In a retelling of the Comanche County expulsion about 20 years after the event, whites were portrayed as being generous by doing nothing more than forcing all blacks to flee. "It may be supposed that this has grown out of unreasonable prejudice and without just cause, but . . . the forbearance of the people was manifest by a sentence so mild as banishment," read the county's promotional literature.

The reluctance to acknowledge what happened continues to this day. Linda Ledbetter, a Forsyth County high school history teacher and a county commissioner, says she does not teach anything about the county's 1912 racial expulsion. Although she says she knows the story, if students ask her about it she claims not to know.

In the black community, the memory of the racial expulsions is kept alive through a series of warnings passed from parents to children.

Lillie Nash, 65, a school teacher who lives in Atlanta, says she learned about Forsyth County's past when her parents and grandparents talked about the night they fled.
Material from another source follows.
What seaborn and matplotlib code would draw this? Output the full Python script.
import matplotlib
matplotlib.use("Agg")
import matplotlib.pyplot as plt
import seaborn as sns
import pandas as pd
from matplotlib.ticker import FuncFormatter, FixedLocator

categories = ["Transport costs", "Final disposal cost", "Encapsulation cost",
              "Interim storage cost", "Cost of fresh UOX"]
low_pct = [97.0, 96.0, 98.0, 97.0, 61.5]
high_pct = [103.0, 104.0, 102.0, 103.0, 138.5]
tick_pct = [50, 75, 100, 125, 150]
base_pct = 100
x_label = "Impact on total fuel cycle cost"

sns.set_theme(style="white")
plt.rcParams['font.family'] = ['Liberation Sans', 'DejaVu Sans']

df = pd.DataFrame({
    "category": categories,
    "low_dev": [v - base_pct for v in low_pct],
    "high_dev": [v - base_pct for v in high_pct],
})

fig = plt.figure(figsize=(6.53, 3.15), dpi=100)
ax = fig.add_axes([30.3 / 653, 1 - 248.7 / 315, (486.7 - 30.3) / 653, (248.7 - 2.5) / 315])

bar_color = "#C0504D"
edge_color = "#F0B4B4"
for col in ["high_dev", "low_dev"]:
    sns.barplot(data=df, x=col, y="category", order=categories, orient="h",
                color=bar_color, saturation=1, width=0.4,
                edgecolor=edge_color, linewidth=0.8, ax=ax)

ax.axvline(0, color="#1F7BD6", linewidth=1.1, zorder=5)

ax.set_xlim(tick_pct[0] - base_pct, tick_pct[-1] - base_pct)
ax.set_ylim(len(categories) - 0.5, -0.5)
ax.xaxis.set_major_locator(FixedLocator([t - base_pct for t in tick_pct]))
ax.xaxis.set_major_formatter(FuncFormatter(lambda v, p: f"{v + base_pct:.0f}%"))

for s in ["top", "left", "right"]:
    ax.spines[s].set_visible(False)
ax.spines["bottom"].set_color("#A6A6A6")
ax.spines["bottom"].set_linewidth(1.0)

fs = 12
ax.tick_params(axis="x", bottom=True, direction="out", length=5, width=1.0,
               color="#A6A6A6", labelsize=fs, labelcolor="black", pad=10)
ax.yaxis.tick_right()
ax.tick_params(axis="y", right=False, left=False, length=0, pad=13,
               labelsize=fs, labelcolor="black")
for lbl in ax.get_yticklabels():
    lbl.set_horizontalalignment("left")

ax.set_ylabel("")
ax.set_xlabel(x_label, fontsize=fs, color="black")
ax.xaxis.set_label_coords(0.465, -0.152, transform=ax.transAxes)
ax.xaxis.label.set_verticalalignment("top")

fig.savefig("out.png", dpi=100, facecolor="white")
Growing up, she was warned never to go near the county, and it wasn't until a few years ago that she dared to venture back.

When Shawn Livingston, a librarian at the University of Kentucky in Lexington, got his driver's license in 1984, he recalls that his parents warned him about areas of the state too dangerous for blacks.

"They told me you don't go here and you don't go there," Livingston said. "It really did stick with me. You are never to drive to Corbin or Morehead and, if we find out, you are going to be in more trouble than you can get from the police."

Livingston said no one in the family knew exactly what happened in Morehead, but it was considered a dangerous place. All but three African Americans were driven out of Corbin in 1919.

Though a few blacks have trickled back into some of these counties, they endure as symbols of America's divided history. Ignored or discounted by whites, their past is kept alive by word of mouth among blacks. Where one sees nothing, the other senses danger.

Between these two separate versions of history, it is difficult to talk about what happened.

That is the nature of family secrets.